STORED DATA:
◆ ◆ ◆

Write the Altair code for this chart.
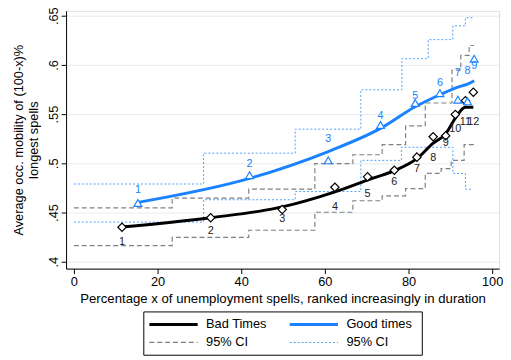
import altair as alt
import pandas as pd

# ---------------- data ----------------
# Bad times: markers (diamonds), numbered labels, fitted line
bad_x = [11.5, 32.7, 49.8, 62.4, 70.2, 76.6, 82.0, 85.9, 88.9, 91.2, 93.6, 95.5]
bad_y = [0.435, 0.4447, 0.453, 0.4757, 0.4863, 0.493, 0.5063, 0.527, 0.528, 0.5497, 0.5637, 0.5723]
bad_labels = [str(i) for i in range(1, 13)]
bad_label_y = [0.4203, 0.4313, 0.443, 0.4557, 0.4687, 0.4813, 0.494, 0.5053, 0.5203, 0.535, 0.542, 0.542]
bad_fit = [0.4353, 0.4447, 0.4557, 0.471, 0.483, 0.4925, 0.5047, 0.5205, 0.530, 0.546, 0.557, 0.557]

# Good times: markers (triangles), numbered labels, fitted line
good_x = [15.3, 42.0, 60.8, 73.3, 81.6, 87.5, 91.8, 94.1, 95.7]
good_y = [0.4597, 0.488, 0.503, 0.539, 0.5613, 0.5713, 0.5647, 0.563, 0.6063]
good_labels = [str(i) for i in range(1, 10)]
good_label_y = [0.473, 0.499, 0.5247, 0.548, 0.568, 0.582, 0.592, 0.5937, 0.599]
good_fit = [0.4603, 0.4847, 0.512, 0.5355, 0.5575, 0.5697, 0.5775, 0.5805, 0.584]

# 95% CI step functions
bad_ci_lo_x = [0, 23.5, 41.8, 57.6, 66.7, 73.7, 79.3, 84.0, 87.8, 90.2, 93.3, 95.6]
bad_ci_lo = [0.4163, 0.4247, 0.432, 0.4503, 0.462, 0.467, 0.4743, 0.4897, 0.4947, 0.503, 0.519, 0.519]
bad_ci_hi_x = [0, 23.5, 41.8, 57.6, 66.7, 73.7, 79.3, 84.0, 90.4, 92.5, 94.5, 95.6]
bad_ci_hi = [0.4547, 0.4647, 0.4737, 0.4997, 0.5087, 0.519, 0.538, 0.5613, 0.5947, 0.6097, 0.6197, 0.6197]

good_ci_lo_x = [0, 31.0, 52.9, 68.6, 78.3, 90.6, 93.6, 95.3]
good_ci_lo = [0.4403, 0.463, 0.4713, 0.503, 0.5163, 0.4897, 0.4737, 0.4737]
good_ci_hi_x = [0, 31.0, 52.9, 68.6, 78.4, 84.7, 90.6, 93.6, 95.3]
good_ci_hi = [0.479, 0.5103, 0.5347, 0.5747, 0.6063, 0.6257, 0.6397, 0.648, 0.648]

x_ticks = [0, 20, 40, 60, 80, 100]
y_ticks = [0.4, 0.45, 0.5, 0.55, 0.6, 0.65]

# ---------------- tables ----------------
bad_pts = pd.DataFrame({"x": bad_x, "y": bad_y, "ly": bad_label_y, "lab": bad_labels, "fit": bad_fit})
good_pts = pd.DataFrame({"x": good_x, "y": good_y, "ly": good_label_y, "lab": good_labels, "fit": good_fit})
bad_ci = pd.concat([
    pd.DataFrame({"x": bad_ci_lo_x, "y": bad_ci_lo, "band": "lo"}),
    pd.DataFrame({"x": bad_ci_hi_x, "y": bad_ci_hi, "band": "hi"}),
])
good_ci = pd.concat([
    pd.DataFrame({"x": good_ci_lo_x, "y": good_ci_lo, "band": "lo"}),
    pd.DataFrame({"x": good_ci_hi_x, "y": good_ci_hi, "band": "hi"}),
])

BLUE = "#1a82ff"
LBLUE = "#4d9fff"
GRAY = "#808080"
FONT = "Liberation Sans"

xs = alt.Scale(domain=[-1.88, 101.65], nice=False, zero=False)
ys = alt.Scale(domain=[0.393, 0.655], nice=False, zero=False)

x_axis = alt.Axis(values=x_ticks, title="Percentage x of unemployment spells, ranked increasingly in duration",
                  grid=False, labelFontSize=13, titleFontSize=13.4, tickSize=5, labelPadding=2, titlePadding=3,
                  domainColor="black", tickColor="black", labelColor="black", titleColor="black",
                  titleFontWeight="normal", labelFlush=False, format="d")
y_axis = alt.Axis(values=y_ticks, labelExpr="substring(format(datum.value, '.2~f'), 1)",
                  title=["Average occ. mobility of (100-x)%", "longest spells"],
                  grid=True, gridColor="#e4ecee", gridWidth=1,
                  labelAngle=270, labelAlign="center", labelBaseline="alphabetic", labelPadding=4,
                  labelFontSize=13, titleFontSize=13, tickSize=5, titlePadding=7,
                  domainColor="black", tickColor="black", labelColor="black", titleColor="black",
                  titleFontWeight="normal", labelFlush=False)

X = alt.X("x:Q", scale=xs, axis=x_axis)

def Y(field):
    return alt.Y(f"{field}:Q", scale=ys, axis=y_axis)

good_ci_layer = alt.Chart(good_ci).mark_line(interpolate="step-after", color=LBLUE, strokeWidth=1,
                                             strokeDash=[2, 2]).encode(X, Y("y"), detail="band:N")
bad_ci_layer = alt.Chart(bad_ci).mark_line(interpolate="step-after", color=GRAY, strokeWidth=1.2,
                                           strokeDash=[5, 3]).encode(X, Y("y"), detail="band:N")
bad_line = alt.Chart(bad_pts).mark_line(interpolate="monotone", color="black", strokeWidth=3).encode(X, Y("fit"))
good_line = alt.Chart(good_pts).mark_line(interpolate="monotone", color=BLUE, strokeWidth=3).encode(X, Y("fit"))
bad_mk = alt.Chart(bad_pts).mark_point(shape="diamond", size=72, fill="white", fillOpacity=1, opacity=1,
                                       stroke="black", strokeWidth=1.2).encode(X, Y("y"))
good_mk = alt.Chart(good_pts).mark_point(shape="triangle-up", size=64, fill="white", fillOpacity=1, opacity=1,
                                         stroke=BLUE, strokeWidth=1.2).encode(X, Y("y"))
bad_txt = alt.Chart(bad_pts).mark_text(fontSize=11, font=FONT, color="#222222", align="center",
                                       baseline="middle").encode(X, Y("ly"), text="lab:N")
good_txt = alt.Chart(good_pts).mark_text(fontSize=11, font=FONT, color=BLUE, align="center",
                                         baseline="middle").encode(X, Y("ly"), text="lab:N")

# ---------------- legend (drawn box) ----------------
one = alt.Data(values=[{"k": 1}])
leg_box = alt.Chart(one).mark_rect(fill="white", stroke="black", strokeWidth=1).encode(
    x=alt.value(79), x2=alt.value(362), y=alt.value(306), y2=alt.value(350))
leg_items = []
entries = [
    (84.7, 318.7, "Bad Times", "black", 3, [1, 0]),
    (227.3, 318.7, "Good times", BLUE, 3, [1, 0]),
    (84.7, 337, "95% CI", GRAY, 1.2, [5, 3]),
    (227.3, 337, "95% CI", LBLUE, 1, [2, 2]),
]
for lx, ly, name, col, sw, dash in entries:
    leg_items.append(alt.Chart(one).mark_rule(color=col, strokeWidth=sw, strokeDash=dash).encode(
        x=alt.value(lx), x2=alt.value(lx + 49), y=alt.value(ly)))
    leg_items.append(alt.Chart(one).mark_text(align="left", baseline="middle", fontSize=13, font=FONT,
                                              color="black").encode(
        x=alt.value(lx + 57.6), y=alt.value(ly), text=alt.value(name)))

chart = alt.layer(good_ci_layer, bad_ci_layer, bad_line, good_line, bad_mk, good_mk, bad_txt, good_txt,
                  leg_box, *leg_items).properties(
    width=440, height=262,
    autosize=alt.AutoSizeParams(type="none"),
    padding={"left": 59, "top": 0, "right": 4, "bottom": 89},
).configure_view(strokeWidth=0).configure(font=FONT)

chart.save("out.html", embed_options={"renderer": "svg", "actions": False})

◆ ◆ ◆

Copy every line of the data exactly as written, excluding the pictures.

Write the Altair code for this chart.
import altair as alt
import pandas as pd

# ---------------- data ----------------
# Bad times: markers (diamonds), numbered labels, fitted line
bad_x = [11.5, 32.7, 49.8, 62.4, 70.2, 76.6, 82.0, 85.9, 88.9, 91.2, 93.6, 95.5]
bad_y = [0.435, 0.4447, 0.453, 0.4757, 0.4863, 0.493, 0.5063, 0.527, 0.528, 0.5497, 0.5637, 0.5723]
bad_labels = [str(i) for i in range(1, 13)]
bad_label_y = [0.4203, 0.4313, 0.443, 0.4557, 0.4687, 0.4813, 0.494, 0.5053, 0.5203, 0.535, 0.542, 0.542]
bad_fit = [0.4353, 0.4447, 0.4557, 0.471, 0.483, 0.4925, 0.5047, 0.5205, 0.530, 0.546, 0.557, 0.557]

# Good times: markers (triangles), numbered labels, fitted line
good_x = [15.3, 42.0, 60.8, 73.3, 81.6, 87.5, 91.8, 94.1, 95.7]
good_y = [0.4597, 0.488, 0.503, 0.539, 0.5613, 0.5713, 0.5647, 0.563, 0.6063]
good_labels = [str(i) for i in range(1, 10)]
good_label_y = [0.473, 0.499, 0.5247, 0.548, 0.568, 0.582, 0.592, 0.5937, 0.599]
good_fit = [0.4603, 0.4847, 0.512, 0.5355, 0.5575, 0.5697, 0.5775, 0.5805, 0.584]

# 95% CI step functions
bad_ci_lo_x = [0, 23.5, 41.8, 57.6, 66.7, 73.7, 79.3, 84.0, 87.8, 90.2, 93.3, 95.6]
bad_ci_lo = [0.4163, 0.4247, 0.432, 0.4503, 0.462, 0.467, 0.4743, 0.4897, 0.4947, 0.503, 0.519, 0.519]
bad_ci_hi_x = [0, 23.5, 41.8, 57.6, 66.7, 73.7, 79.3, 84.0, 90.4, 92.5, 94.5, 95.6]
bad_ci_hi = [0.4547, 0.4647, 0.4737, 0.4997, 0.5087, 0.519, 0.538, 0.5613, 0.5947, 0.6097, 0.6197, 0.6197]

good_ci_lo_x = [0, 31.0, 52.9, 68.6, 78.3, 90.6, 93.6, 95.3]
good_ci_lo = [0.4403, 0.463, 0.4713, 0.503, 0.5163, 0.4897, 0.4737, 0.4737]
good_ci_hi_x = [0, 31.0, 52.9, 68.6, 78.4, 84.7, 90.6, 93.6, 95.3]
good_ci_hi = [0.479, 0.5103, 0.5347, 0.5747, 0.6063, 0.6257, 0.6397, 0.648, 0.648]

x_ticks = [0, 20, 40, 60, 80, 100]
y_ticks = [0.4, 0.45, 0.5, 0.55, 0.6, 0.65]

# ---------------- tables ----------------
bad_pts = pd.DataFrame({"x": bad_x, "y": bad_y, "ly": bad_label_y, "lab": bad_labels, "fit": bad_fit})
good_pts = pd.DataFrame({"x": good_x, "y": good_y, "ly": good_label_y, "lab": good_labels, "fit": good_fit})
bad_ci = pd.concat([
    pd.DataFrame({"x": bad_ci_lo_x, "y": bad_ci_lo, "band": "lo"}),
    pd.DataFrame({"x": bad_ci_hi_x, "y": bad_ci_hi, "band": "hi"}),
])
good_ci = pd.concat([
    pd.DataFrame({"x": good_ci_lo_x, "y": good_ci_lo, "band": "lo"}),
    pd.DataFrame({"x": good_ci_hi_x, "y": good_ci_hi, "band": "hi"}),
])

BLUE = "#1a82ff"
LBLUE = "#4d9fff"
GRAY = "#808080"
FONT = "Liberation Sans"

xs = alt.Scale(domain=[-1.88, 101.65], nice=False, zero=False)
ys = alt.Scale(domain=[0.393, 0.655], nice=False, zero=False)

x_axis = alt.Axis(values=x_ticks, title="Percentage x of unemployment spells, ranked increasingly in duration",
                  grid=False, labelFontSize=13, titleFontSize=13.4, tickSize=5, labelPadding=2, titlePadding=3,
                  domainColor="black", tickColor="black", labelColor="black", titleColor="black",
                  titleFontWeight="normal", labelFlush=False, format="d")
y_axis = alt.Axis(values=y_ticks, labelExpr="substring(format(datum.value, '.2~f'), 1)",
                  title=["Average occ. mobility of (100-x)%", "longest spells"],
                  grid=True, gridColor="#e4ecee", gridWidth=1,
                  labelAngle=270, labelAlign="center", labelBaseline="alphabetic", labelPadding=4,
                  labelFontSize=13, titleFontSize=13, tickSize=5, titlePadding=7,
                  domainColor="black", tickColor="black", labelColor="black", titleColor="black",
                  titleFontWeight="normal", labelFlush=False)

X = alt.X("x:Q", scale=xs, axis=x_axis)

def Y(field):
    return alt.Y(f"{field}:Q", scale=ys, axis=y_axis)

good_ci_layer = alt.Chart(good_ci).mark_line(interpolate="step-after", color=LBLUE, strokeWidth=1,
                                             strokeDash=[2, 2]).encode(X, Y("y"), detail="band:N")
bad_ci_layer = alt.Chart(bad_ci).mark_line(interpolate="step-after", color=GRAY, strokeWidth=1.2,
                                           strokeDash=[5, 3]).encode(X, Y("y"), detail="band:N")
bad_line = alt.Chart(bad_pts).mark_line(interpolate="monotone", color="black", strokeWidth=3).encode(X, Y("fit"))
good_line = alt.Chart(good_pts).mark_line(interpolate="monotone", color=BLUE, strokeWidth=3).encode(X, Y("fit"))
bad_mk = alt.Chart(bad_pts).mark_point(shape="diamond", size=72, fill="white", fillOpacity=1, opacity=1,
                                       stroke="black", strokeWidth=1.2).encode(X, Y("y"))
good_mk = alt.Chart(good_pts).mark_point(shape="triangle-up", size=64, fill="white", fillOpacity=1, opacity=1,
                                         stroke=BLUE, strokeWidth=1.2).encode(X, Y("y"))
bad_txt = alt.Chart(bad_pts).mark_text(fontSize=11, font=FONT, color="#222222", align="center",
                                       baseline="middle").encode(X, Y("ly"), text="lab:N")
good_txt = alt.Chart(good_pts).mark_text(fontSize=11, font=FONT, color=BLUE, align="center",
                                         baseline="middle").encode(X, Y("ly"), text="lab:N")

# ---------------- legend (drawn box) ----------------
one = alt.Data(values=[{"k": 1}])
leg_box = alt.Chart(one).mark_rect(fill="white", stroke="black", strokeWidth=1).encode(
    x=alt.value(79), x2=alt.value(362), y=alt.value(306), y2=alt.value(350))
leg_items = []
entries = [
    (84.7, 318.7, "Bad Times", "black", 3, [1, 0]),
    (227.3, 318.7, "Good times", BLUE, 3, [1, 0]),
    (84.7, 337, "95% CI", GRAY, 1.2, [5, 3]),
    (227.3, 337, "95% CI", LBLUE, 1, [2, 2]),
]
for lx, ly, name, col, sw, dash in entries:
    leg_items.append(alt.Chart(one).mark_rule(color=col, strokeWidth=sw, strokeDash=dash).encode(
        x=alt.value(lx), x2=alt.value(lx + 49), y=alt.value(ly)))
    leg_items.append(alt.Chart(one).mark_text(align="left", baseline="middle", fontSize=13, font=FONT,
                                              color="black").encode(
        x=alt.value(lx + 57.6), y=alt.value(ly), text=alt.value(name)))

chart = alt.layer(good_ci_layer, bad_ci_layer, bad_line, good_line, bad_mk, good_mk, bad_txt, good_txt,
                  leg_box, *leg_items).properties(
    width=440, height=262,
    autosize=alt.AutoSizeParams(type="none"),
    padding={"left": 59, "top": 0, "right": 4, "bottom": 89},
).configure_view(strokeWidth=0).configure(font=FONT)

chart.save("out.html", embed_options={"renderer": "svg", "actions": False})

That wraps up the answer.